- _The problem_
Extract the lines of the material below, beginning with the first and ending with the line that holds "const titerTicks = [256, 512, 1024, 2048, 4096, 8192, 16384];". Skip every picture.

── Collected material ──

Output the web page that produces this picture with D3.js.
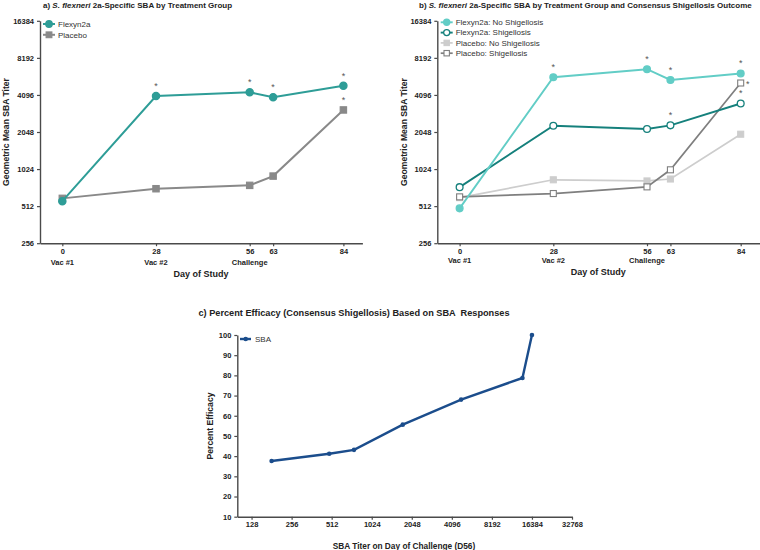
<!DOCTYPE html>
<html><head><meta charset="utf-8">
<script src="https://cdn.jsdelivr.net/npm/d3@7"></script>
<style>
body{margin:0;background:#fff;}
text{font-family:"Liberation Sans",Arial,sans-serif;}
</style></head>
<body><svg id="c" width="760" height="550"></svg>
<script>
// ---- data ----
const days = [0, 28, 56, 63, 84];
const dayLabels = ["Vac #1", "Vac #2", "Challenge", "", ""];
const titerTicks = [256, 512, 1024, 2048, 4096, 8192, 16384];

// panel a
const aFlexyn = [562, 4010, 4300, 3930, 4870];
const aPlacebo = [592, 709, 755, 898, 3093];

// panel b
const bFlexNo = [491, 5700, 6630, 5420, 6120];
const bFlexShig = [730, 2300, 2165, 2320, 3490];
const bPlacNo = [600, 838, 820, 850, 1965];
const bPlacShig = [609, 648, 734, 1010, 5120];

// panel c
const cTiter = [181, 491, 754, 1752, 4810, 13900, 16384];
const cEfficacy = [37.6, 41.2, 43.1, 55.6, 68.0, 78.7, 100];
const cXTicks = [128, 256, 512, 1024, 2048, 4096, 8192, 16384, 32768];
const cYTicks = [10, 20, 30, 40, 50, 60, 70, 80, 90, 100];

const svg = d3.select("#c");
const axisCol = "#4a4a4a";
const textCol = "#222";

function styleAxis(g){
  g.select(".domain").attr("stroke", axisCol).attr("stroke-width", 1.4);
  g.selectAll(".tick line").attr("stroke", axisCol).attr("stroke-width", 1.2);
  g.selectAll(".tick text").attr("fill", textCol).attr("font-weight", "bold").attr("font-size", "7.5px");
}

function marker(g, shape, x, y, color, filled, size){
  if (shape === "circle") {
    g.append("circle").attr("cx", x).attr("cy", y).attr("r", size)
      .attr("fill", filled ? color : "#fff").attr("stroke", color).attr("stroke-width", 1.3);
  } else {
    g.append("rect").attr("x", x - size).attr("y", y - size).attr("width", 2*size).attr("height", 2*size)
      .attr("fill", filled ? color : "#fff").attr("stroke", color).attr("stroke-width", 1.1);
  }
}

function timePanel(cfg){
  const g = svg.append("g");
  const x = d3.scaleLinear().domain([-6.67, 89.68]).range([cfg.x0, cfg.x0 + 322.4]);
  const y = d3.scaleLog().base(2).domain([256, 16384]).range([243.2, 20.8]);
  const ya = g.append("g").attr("transform", `translate(${cfg.x0},0)`)
    .call(d3.axisLeft(y).tickValues(titerTicks).tickFormat(d3.format("d")).tickSize(3).tickSizeOuter(0));
  styleAxis(ya);
  const xa = g.append("g").attr("transform", `translate(0,243.2)`)
    .call(d3.axisBottom(x).tickValues(days).tickFormat(d3.format("d")).tickSize(3).tickSizeOuter(0));
  styleAxis(xa);
  xa.selectAll(".tick text").attr("dy", "0.6em");
  days.forEach((d, i) => {
    if (dayLabels[i]) g.append("text").attr("x", x(d)).attr("y", cfg.subY).attr("text-anchor", "middle")
      .attr("font-size", "7.5px").attr("font-weight", "bold").attr("fill", textCol).text(dayLabels[i]);
  });
  g.append("text").attr("x", cfg.x0 + 161).attr("y", cfg.xtY).attr("text-anchor", "middle")
    .attr("font-size", "9px").attr("font-weight", "bold").attr("fill", textCol).text("Day of Study");
  g.append("text").attr("transform", `translate(${cfg.ytX},132) rotate(-90)`).attr("text-anchor", "middle")
    .attr("font-size", "8.6px").attr("font-weight", "bold").attr("fill", textCol).text("Geometric Mean SBA Titer");
  const t = g.append("text").attr("x", cfg.titleX).attr("y", 7.5).attr("font-size", cfg.titleSize)
    .attr("font-weight", "bold").attr("fill", textCol);
  t.append("tspan").text(cfg.titlePre);
  t.append("tspan").attr("font-style", "italic").text("S. flexneri");
  t.append("tspan").text(cfg.titlePost);
  const line = d3.line().x((d) => x(d[0])).y((d) => y(d[1]));
  cfg.series.forEach(s => {
    const pts = days.map((d, i) => [d, s.values[i]]);
    g.append("path").datum(pts).attr("d", line).attr("fill", "none").attr("stroke", s.color).attr("stroke-width", s.lw);
    pts.forEach(p => marker(g, s.shape, x(p[0]), y(p[1]), s.color, s.filled, s.size));
  });
  cfg.series.slice().sort((a, b) => a.order - b.order).forEach((s, i) => {
    const ly = cfg.legY + i * cfg.legStep;
    g.append("line").attr("x1", cfg.legX - 6).attr("x2", cfg.legX + 6).attr("y1", ly).attr("y2", ly)
      .attr("stroke", s.color).attr("stroke-width", s.lw);
    marker(g, s.shape, cfg.legX, ly, s.color, s.filled, s.size * 0.9);
    g.append("text").attr("x", cfg.legX + 9).attr("y", ly).attr("dy", "0.35em").attr("font-size", "8px")
      .attr("fill", "#333").text(s.name);
  });
  cfg.stars.forEach(st => {
    g.append("text").attr("x", x(st.d) + (st.dx || 0)).attr("y", y(st.v) + (st.dy || -7))
      .attr("text-anchor", "middle").attr("font-size", "9px").attr("fill", "#555").text("*");
  });
  return g;
}

// panel a
timePanel({
  x0: 40, subY: 264.5, xtY: 277, ytX: 8.5, titleX: 43, titleSize: "8px",
  titlePre: "a) ", titlePost: " 2a-Specific SBA by Treatment Group",
  legX: 49, legY: 24, legStep: 10.8,
  series: [
    {name: "Placebo", values: aPlacebo, color: "#898989", shape: "square", filled: true, size: 3.2, lw: 2, order: 1},
    {name: "Flexyn2a", values: aFlexyn, color: "#2e9d97", shape: "circle", filled: true, size: 3.6, lw: 2, order: 0}
  ],
  stars: [
    {d: 28, v: aFlexyn[1]}, {d: 56, v: aFlexyn[2]}, {d: 63, v: aFlexyn[3]}, {d: 84, v: aFlexyn[4]}, {d: 84, v: aPlacebo[4]}
  ]
});

// panel b
timePanel({
  x0: 437.3, subY: 262.5, xtY: 274.5, ytX: 406.5, titleX: 419, titleSize: "8px",
  titlePre: "b) ", titlePost: " 2a-Specific SBA by Treatment Group and Consensus Shigellosis Outcome",
  legX: 446.7, legY: 22.3, legStep: 10.3,
  series: [
    {name: "Placebo: No Shigellosis", values: bPlacNo, color: "#cdcdcd", shape: "square", filled: true, size: 3, lw: 1.7, order: 2},
    {name: "Placebo: Shigellosis", values: bPlacShig, color: "#7f7f7f", shape: "square", filled: false, size: 3, lw: 1.7, order: 3},
    {name: "Flexyn2a: Shigellosis", values: bFlexShig, color: "#15807c", shape: "circle", filled: false, size: 3.4, lw: 1.9, order: 1},
    {name: "Flexyn2a: No Shigellosis", values: bFlexNo, color: "#62cdc6", shape: "circle", filled: true, size: 3.4, lw: 1.9, order: 0}
  ],
  stars: [
    {d: 28, v: bFlexNo[1]}, {d: 56, v: bFlexNo[2]}, {d: 63, v: bFlexNo[3]}, {d: 84, v: bFlexNo[4]},
    {d: 63, v: bFlexShig[3]}, {d: 84, v: bFlexShig[4]},
    {d: 84, v: bPlacShig[4], dx: 7, dy: 4}
  ]
});

// panel c
(function(){
  const g = svg.append("g");
  const x = d3.scaleLog().base(2).domain([100, 32768]).range([237.3, 572]);
  const y = d3.scaleLinear().domain([10, 100]).range([516.7, 335]);
  const ya = g.append("g").attr("transform", "translate(237.3,0)")
    .call(d3.axisLeft(y).tickValues(cYTicks).tickSize(3).tickSizeOuter(0));
  styleAxis(ya);
  const xa = g.append("g").attr("transform", "translate(0,516.7)")
    .call(d3.axisBottom(x).tickValues(cXTicks).tickFormat(d3.format("d")).tickSize(3).tickSizeOuter(0));
  styleAxis(xa);
  xa.selectAll(".tick text").attr("dy", "0.6em");
  g.append("text").attr("x", 354).attr("y", 316).attr("text-anchor", "middle").attr("font-size", "9.2px")
    .attr("font-weight", "bold").attr("fill", textCol).attr("xml:space", "preserve")
    .text("c) Percent Efficacy (Consensus Shigellosis) Based on SBA  Responses");
  g.append("text").attr("x", 404).attr("y", 548.5).attr("text-anchor", "middle").attr("font-size", "8.3px")
    .attr("font-weight", "bold").attr("fill", textCol).text("SBA Titer on Day of Challenge (D56)");
  g.append("text").attr("transform", "translate(213,426) rotate(-90)").attr("text-anchor", "middle")
    .attr("font-size", "8.6px").attr("font-weight", "bold").attr("fill", textCol).text("Percent Efficacy");
  const col = "#1b4d8c";
  const pts = cTiter.map((t, i) => [t, cEfficacy[i]]);
  g.append("path").datum(pts).attr("d", d3.line().x(d => x(d[0])).y(d => y(d[1])))
    .attr("fill", "none").attr("stroke", col).attr("stroke-width", 2.4);
  pts.forEach(p => g.append("circle").attr("cx", x(p[0])).attr("cy", y(p[1])).attr("r", 2.3).attr("fill", col));
  g.append("line").attr("x1", 240).attr("x2", 251).attr("y1", 339).attr("y2", 339).attr("stroke", col).attr("stroke-width", 2.4);
  g.append("circle").attr("cx", 245.7).attr("cy", 339).attr("r", 2.3).attr("fill", col);
  g.append("text").attr("x", 255).attr("y", 339).attr("dy", "0.35em").attr("font-size", "8px").attr("fill", "#333").text("SBA");
})();
</script></body></html>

───

- _Exercise answer_
Output the web page that produces this picture with D3.js.
<!DOCTYPE html>
<html><head><meta charset="utf-8">
<script src="https://cdn.jsdelivr.net/npm/d3@7"></script>
<style>
body{margin:0;background:#fff;}
text{font-family:"Liberation Sans",Arial,sans-serif;}
</style></head>
<body><svg id="c" width="760" height="550"></svg>
<script>
// ---- data ----
const days = [0, 28, 56, 63, 84];
const dayLabels = ["Vac #1", "Vac #2", "Challenge", "", ""];
const titerTicks = [256, 512, 1024, 2048, 4096, 8192, 16384];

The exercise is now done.